§ GOAL OF THE EXERCISE:
Reproduce the material below line by line, beginning with its first line and ending with the line that contains "0.032, 0.030, 0.028];"; leave out pictures.

§ AVAILABLE DATA:
'''
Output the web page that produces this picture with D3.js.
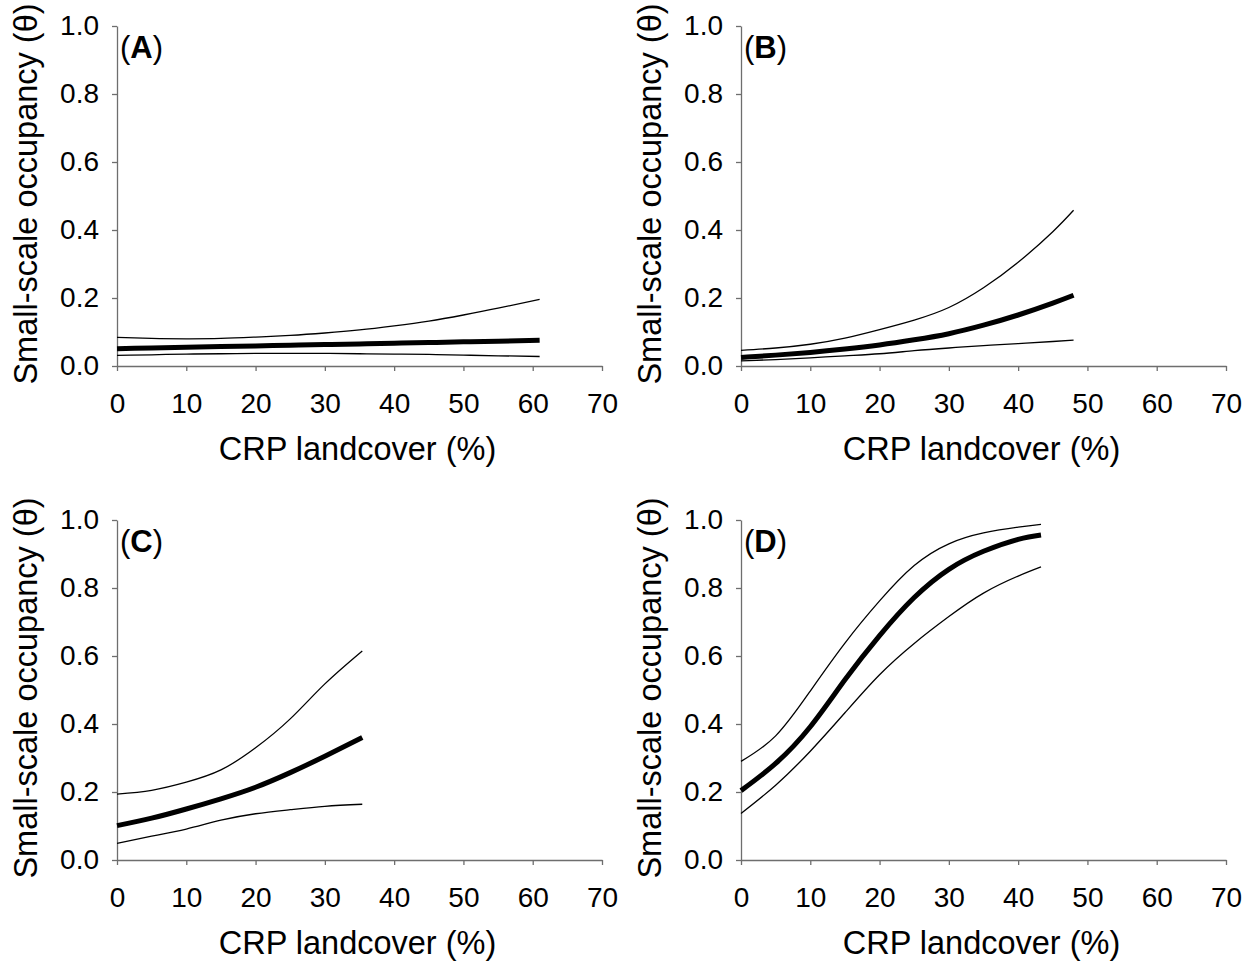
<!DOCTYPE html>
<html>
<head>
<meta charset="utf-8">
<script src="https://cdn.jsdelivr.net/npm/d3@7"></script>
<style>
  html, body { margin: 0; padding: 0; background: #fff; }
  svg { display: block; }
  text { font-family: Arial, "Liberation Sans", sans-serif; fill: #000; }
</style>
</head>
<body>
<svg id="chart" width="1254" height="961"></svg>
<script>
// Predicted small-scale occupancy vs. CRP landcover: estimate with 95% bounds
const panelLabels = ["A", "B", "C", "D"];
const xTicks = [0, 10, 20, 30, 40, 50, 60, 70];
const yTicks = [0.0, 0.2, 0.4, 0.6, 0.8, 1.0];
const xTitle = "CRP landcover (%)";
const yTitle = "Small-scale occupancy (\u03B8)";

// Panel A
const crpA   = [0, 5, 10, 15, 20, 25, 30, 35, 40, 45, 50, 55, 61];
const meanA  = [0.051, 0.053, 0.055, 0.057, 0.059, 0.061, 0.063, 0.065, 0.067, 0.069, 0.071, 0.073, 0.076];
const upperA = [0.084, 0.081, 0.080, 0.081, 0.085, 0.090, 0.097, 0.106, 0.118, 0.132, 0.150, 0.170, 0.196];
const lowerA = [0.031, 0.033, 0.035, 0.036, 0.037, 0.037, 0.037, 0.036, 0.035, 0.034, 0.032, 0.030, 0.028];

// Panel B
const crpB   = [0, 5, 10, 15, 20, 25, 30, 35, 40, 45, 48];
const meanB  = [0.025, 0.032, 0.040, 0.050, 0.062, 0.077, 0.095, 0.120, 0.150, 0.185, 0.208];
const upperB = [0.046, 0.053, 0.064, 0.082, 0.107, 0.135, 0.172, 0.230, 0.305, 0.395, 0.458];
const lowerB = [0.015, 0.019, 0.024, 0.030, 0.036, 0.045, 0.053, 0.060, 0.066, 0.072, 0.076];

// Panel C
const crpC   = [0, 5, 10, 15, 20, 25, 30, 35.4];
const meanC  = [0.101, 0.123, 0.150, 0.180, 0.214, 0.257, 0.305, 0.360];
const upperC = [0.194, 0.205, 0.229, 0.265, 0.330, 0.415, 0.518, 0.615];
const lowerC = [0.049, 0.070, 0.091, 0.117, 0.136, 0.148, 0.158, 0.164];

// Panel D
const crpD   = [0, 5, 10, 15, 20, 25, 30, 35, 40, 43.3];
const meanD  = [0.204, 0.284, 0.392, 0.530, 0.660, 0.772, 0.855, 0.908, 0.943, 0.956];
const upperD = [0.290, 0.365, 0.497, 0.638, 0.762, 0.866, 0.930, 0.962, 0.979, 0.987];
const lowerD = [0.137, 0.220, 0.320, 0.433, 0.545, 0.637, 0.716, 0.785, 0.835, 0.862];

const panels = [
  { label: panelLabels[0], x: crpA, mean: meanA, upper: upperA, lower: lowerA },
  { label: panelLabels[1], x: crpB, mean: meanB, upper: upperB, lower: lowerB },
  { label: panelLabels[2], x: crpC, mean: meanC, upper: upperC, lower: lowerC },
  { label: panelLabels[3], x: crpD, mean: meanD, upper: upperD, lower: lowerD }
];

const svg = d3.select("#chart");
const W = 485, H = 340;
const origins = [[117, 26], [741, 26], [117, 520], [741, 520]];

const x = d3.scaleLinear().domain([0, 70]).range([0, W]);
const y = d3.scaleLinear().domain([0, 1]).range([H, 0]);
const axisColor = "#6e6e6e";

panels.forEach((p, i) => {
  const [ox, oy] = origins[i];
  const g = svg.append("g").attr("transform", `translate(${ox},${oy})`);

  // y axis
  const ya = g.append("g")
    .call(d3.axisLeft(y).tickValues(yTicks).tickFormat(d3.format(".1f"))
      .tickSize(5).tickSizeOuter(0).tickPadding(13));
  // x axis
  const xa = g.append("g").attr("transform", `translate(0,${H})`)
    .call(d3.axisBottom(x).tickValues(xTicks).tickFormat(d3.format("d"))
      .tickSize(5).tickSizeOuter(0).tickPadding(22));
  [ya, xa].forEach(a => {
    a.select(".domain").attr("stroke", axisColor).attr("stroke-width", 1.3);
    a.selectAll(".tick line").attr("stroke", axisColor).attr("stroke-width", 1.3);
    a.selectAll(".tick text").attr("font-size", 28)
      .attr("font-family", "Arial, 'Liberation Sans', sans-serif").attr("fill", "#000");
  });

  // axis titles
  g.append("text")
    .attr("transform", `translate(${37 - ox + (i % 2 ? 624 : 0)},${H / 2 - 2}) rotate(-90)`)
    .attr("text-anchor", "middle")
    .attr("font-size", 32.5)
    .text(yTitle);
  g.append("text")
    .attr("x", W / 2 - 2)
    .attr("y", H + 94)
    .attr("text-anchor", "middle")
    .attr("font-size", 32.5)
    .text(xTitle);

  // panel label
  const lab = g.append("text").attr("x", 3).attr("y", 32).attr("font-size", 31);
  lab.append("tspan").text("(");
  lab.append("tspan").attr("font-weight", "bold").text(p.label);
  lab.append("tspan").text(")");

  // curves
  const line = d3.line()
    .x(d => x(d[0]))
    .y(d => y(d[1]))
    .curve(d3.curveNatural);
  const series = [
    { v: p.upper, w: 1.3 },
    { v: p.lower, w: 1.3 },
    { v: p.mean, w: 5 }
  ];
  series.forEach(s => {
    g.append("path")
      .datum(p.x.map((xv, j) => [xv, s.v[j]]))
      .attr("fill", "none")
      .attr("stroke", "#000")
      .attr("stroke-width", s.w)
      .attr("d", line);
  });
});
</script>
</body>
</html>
'''
§ COMPLETED EXERCISE:
Output the web page that produces this picture with D3.js.
<!DOCTYPE html>
<html>
<head>
<meta charset="utf-8">
<script src="https://cdn.jsdelivr.net/npm/d3@7"></script>
<style>
  html, body { margin: 0; padding: 0; background: #fff; }
  svg { display: block; }
  text { font-family: Arial, "Liberation Sans", sans-serif; fill: #000; }
</style>
</head>
<body>
<svg id="chart" width="1254" height="961"></svg>
<script>
// Predicted small-scale occupancy vs. CRP landcover: estimate with 95% bounds
const panelLabels = ["A", "B", "C", "D"];
const xTicks = [0, 10, 20, 30, 40, 50, 60, 70];
const yTicks = [0.0, 0.2, 0.4, 0.6, 0.8, 1.0];
const xTitle = "CRP landcover (%)";
const yTitle = "Small-scale occupancy (\u03B8)";

// Panel A
const crpA   = [0, 5, 10, 15, 20, 25, 30, 35, 40, 45, 50, 55, 61];
const meanA  = [0.051, 0.053, 0.055, 0.057, 0.059, 0.061, 0.063, 0.065, 0.067, 0.069, 0.071, 0.073, 0.076];
const upperA = [0.084, 0.081, 0.080, 0.081, 0.085, 0.090, 0.097, 0.106, 0.118, 0.132, 0.150, 0.170, 0.196];
const lowerA = [0.031, 0.033, 0.035, 0.036, 0.037, 0.037, 0.037, 0.036, 0.035, 0.034, 0.032, 0.030, 0.028];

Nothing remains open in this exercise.